The Late-Game Dilemma: Overpowered or Underwhelming?
By the time players reach the White Palace or engage with the Pantheon challenges, they often have nearly every charm and a generous number of notches. Ironically, this abundance can reveal an issue: the system tends to favor a few “meta” builds over true variety.
For instance, the combination of Quick Slash, Unbreakable Strength, and Mark of Pride often overshadows creative but less efficient builds. Similarly, spell-heavy setups are highly notch-dependent, discouraging hybrid experimentation unless players overcharm (taking extra damage for exceeding their notch limit).
Overcharming: A Risk-Reward Mechanic That Divides the Community
Overcharming allows players to equip more charms than their notch capacity permits, but at the cost of taking double damage. On paper, this is an elegant way to trade survivability for power.
In practice, many players either avoid it entirely (too punishing) or exploit it for speedrunning and boss challenges. This polarized reception raises questions: should a risk-reward system encourage creative freedom, or does it unintentionally reinforce meta builds by only making extreme setups viable?
Charm Synergy: The Hidden Power of Combinations
Some charms are unimpressive alone but shine in synergy. For example:
- Spore Shroom + Defender’s Crest creates damaging clouds for a poison-based build.
- Sprintmaster + Dashmaster enables hyper-mobility exploration.
- Grubsong + Grubberfly’s Elegy turns damage-taking into soul-gaining and ranged offense.

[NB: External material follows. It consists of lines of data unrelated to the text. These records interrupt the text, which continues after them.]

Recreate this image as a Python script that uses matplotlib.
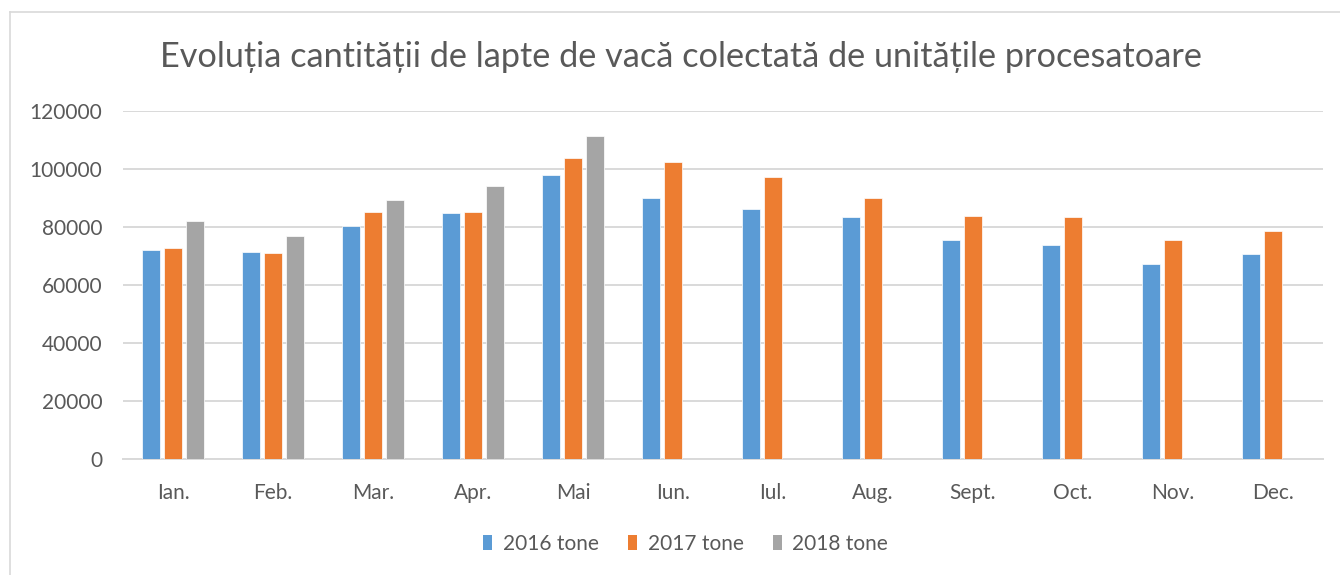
import matplotlib
matplotlib.use("Agg")
import matplotlib.pyplot as plt
import numpy as np
from matplotlib.patches import Patch
from matplotlib.lines import Line2D

months = ["Ian.", "Feb.", "Mar.", "Apr.", "Mai", "Iun.", "Iul.", "Aug.", "Sept.", "Oct.", "Nov.", "Dec."]
t2016 = [71900, 71500, 80300, 84700, 97900, 90000, 86000, 83400, 75400, 73800, 67100, 70700]
t2017 = [72700, 71000, 85200, 85200, 103800, 102500, 97100, 90000, 83800, 83400, 75500, 78600]
t2018 = [82000, 76900, 89200, 94000, 111200, np.nan, np.nan, np.nan, np.nan, np.nan, np.nan, np.nan]
series_names = ["2016 tone", "2017 tone", "2018 tone"]
colors = ["#5B9BD5", "#ED7D31", "#A5A5A5"]
yticks = [0, 20000, 40000, 60000, 80000, 100000, 120000]
title = "Evoluția cantității de lapte de vacă colectată de unitățile procesatoare"

plt.rcParams['font.family'] = ['Lato', 'DejaVu Sans']
txt = "#595959"

W, H = 1340, 575
fig = plt.figure(figsize=(W/100, H/100), dpi=100)
ax = fig.add_axes([123/W, (H-459.3)/H, 1200/W, 348.6/H])

x = np.arange(len(months))
step = 0.22
bw = 0.175
for i, (vals, c) in enumerate(zip([t2016, t2017, t2018], colors)):
    ax.bar(x + (i-1)*step, vals, width=bw, color=c, edgecolor="white", linewidth=0.5, zorder=3)

ax.set_xlim(-0.5, 11.5)
ax.set_ylim(0, 120000)
ax.set_yticks(yticks)
ax.set_yticklabels([str(v) for v in yticks])
ax.set_xticks(x)
ax.set_xticklabels(months)
ax.tick_params(axis='both', length=0, labelsize=15, labelcolor=txt)
ax.tick_params(axis='y', pad=15)
ax.tick_params(axis='x', pad=17)
ax.grid(axis='y', color="#D9D9D9", linewidth=1.4, zorder=0)
for s in ["top", "right", "left"]:
    ax.spines[s].set_visible(False)
ax.spines["bottom"].set_color("#D9D9D9")
ax.spines["bottom"].set_linewidth(1.4)

# title sized to span the same width as in the reference (~1045 px)
t = fig.text(680.5/W, 1-67/H, title, ha='center', va='baseline', fontsize=20, color=txt)
fig.canvas.draw()
wpx = t.get_window_extent(renderer=fig.canvas.get_renderer()).width
t.set_fontsize(20 * 1045.0 / wpx)

handles = [Patch(facecolor=c, edgecolor='none') for c in colors]
fig.legend(handles, series_names, loc='center', bbox_to_anchor=(685.5/W, 1-544/H), ncol=3,
           frameon=False, fontsize=15, labelcolor=txt, handlelength=0.45, handleheight=0.75,
           handletextpad=0.5, columnspacing=1.4)

# chart border (top and left visible)
fig.add_artist(Line2D([10/W, 1], [1-12/H, 1-12/H], color="#D9D9D9", linewidth=1.2, transform=fig.transFigure))
fig.add_artist(Line2D([10/W, 10/W], [0, 1-12/H], color="#D9D9D9", linewidth=1.2, transform=fig.transFigure))

fig.savefig("out.png", dpi=100, facecolor="white")
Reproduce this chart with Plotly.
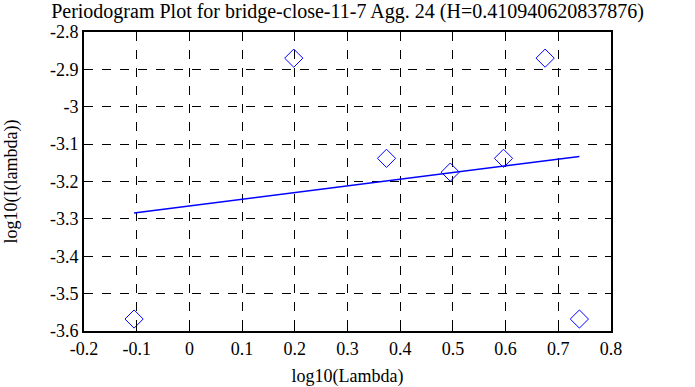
import plotly.graph_objects as go

title_text = "Periodogram Plot for bridge-close-11-7 Agg. 24 (H=0.410940620837876)"
x_label = "log10(Lambda)"
y_label = "log10(I(lambda))"

pts_x = [-0.105, 0.198, 0.374, 0.495, 0.596, 0.675, 0.740]
pts_y = [-3.568, -2.870, -3.138, -3.175, -3.138, -2.870, -3.568]

fit_x = [-0.105, 0.740]
fit_y = [-3.284, -3.133]

x_ticks = [-0.2, -0.1, 0.0, 0.1, 0.2, 0.3, 0.4, 0.5, 0.6, 0.7, 0.8]
x_tick_text = ["-0.2", "-0.1", "0", "0.1", "0.2", "0.3", "0.4", "0.5", "0.6", "0.7", "0.8"]
y_ticks = [-3.6, -3.5, -3.4, -3.3, -3.2, -3.1, -3.0, -2.9, -2.8]
y_tick_text = ["-3.6", "-3.5", "-3.4", "-3.3", "-3.2", "-3.1", "-3", "-2.9", "-2.8"]

font_family = "Times New Roman, Liberation Serif, serif"

fig = go.Figure()
fig.add_trace(go.Scatter(
    x=fit_x, y=fit_y, mode="lines",
    line=dict(color="#0000ff", width=1.5),
    showlegend=False, hoverinfo="skip"))
fig.add_trace(go.Scatter(
    x=pts_x, y=pts_y, mode="markers",
    marker=dict(symbol="diamond-open", size=14, color="#0000ff", line=dict(width=1)),
    showlegend=False))

axis_common = dict(
    showgrid=True, gridcolor="black", griddash="dash", gridwidth=1,
    showline=True, linecolor="black", linewidth=2, mirror="ticks",
    ticks="inside", ticklen=6, tickcolor="black", tickwidth=1,
    zeroline=False, automargin=False,
    tickfont=dict(family=font_family, size=18, color="black"),
)

fig.update_layout(
    width=695, height=387,
    margin=dict(l=84, r=84, t=32, b=56, autoexpand=False),
    paper_bgcolor="white", plot_bgcolor="white",
    font=dict(family=font_family, size=18, color="black"),
    title=dict(text=title_text, x=0.5, xanchor="center", y=0.971, yanchor="middle",
               font=dict(family=font_family, size=20, color="black")),
    xaxis=dict(range=[-0.2, 0.8], tickvals=x_ticks, ticktext=x_tick_text,
               title=dict(text=x_label, standoff=20,
                          font=dict(family=font_family, size=18, color="black")),
               **axis_common),
    yaxis=dict(range=[-3.6, -2.8], tickvals=y_ticks, ticktext=y_tick_text,
               title=dict(text=y_label, standoff=28,
                          font=dict(family=font_family, size=18, color="black")),
               **axis_common),
)

fig.write_html("out.html", config={"displayModeBar": False},
               post_script="document.body.style.margin='0';")
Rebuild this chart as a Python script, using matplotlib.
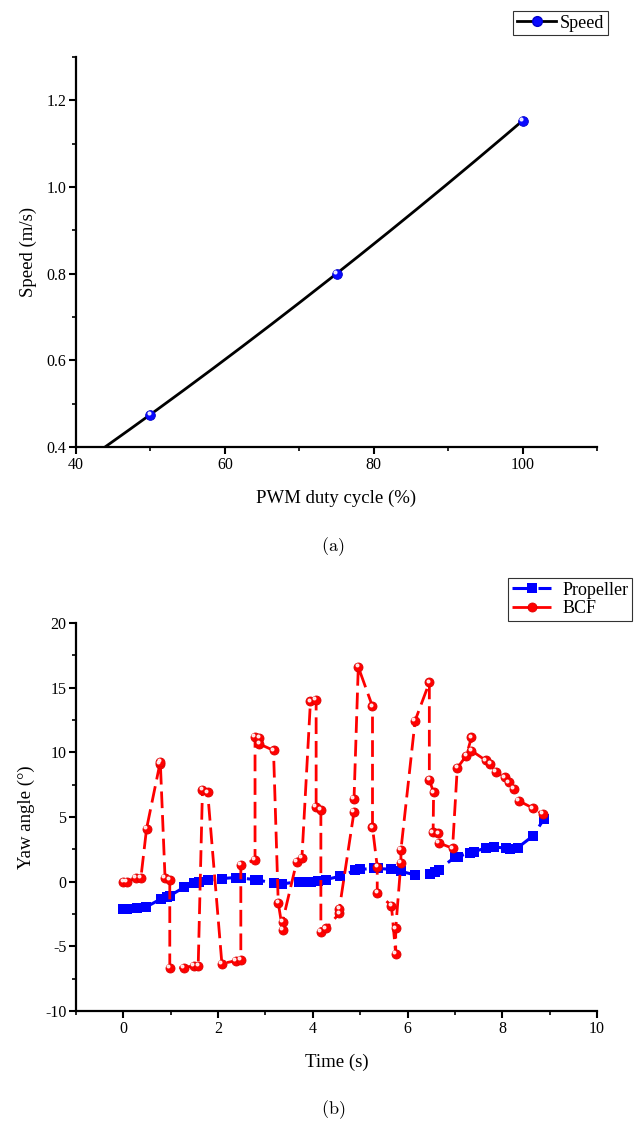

This layer of combinational design is what makes the Charm system deeply rewarding for explorers. However, it also means that new players may overlook “bad charms” that only reveal their power through experimentation — something not all players have patience for.
Accessibility vs. Complexity: Who Is the System For?
For veteran players, the Charm system represents one of Hollow Knight’s greatest strengths: a sandbox of strategic possibilities where knowledge is power. For casual players, it can feel overwhelming — a constant negotiation between fun and survival.
Team Cherry attempted to balance this by introducing fragile charms (later upgradeable to unbreakable) and obvious utility charms early on, but the learning curve remains steep. This has led to debates within the community: should Hollow Knight’s sequel, Silksong, offer a more forgiving or modular system?
The System’s Impact on Replayability and Challenge Modes
One reason Hollow Knight retains such a passionate player base is its replayability. The Charm system ensures that each run can feel distinct depending on chosen builds. Boss rushes like the Pantheon of Hallownest test not only skill but also pre-fight charm planning.
Challenges like Steel Soul mode (permadeath) and Godhome encourage mastery of charm synergy, creating a meta-layer of strategy that extends the game’s life far beyond a single playthrough.
Lessons for Future Design: Silksong and Beyond
The Charm system in Hollow Knight is both celebrated and critiqued, and its legacy will undoubtedly shape Silksong’s evolution. Key lessons include:
- Balance is fragile — too many meta-defining charms reduce build creativity.
- Accessibility matters — gradual onboarding helps more players embrace complexity.
- Risk-reward systems like overcharming need refinement to avoid polarizing extremes.
If Team Cherry can refine this balance, Silksong may deliver an even more versatile and satisfying customization system.
Conclusion: The Double-Edged Blade of Charm Freedom
The Charm system in Hollow Knight exemplifies what makes the game a masterpiece: deep mechanics, meaningful trade-offs, and the freedom to fail spectacularly or triumph ingeniously. It also reveals the risks of ambitious design — when too much power concentrates in a handful of charms, diversity suffers.
Yet despite its flaws, the system remains one of the most memorable aspects of Hollow Knight. It is a conversation between developer and player, one that challenges you to experiment, adapt, and ultimately find your own path through Hallownest.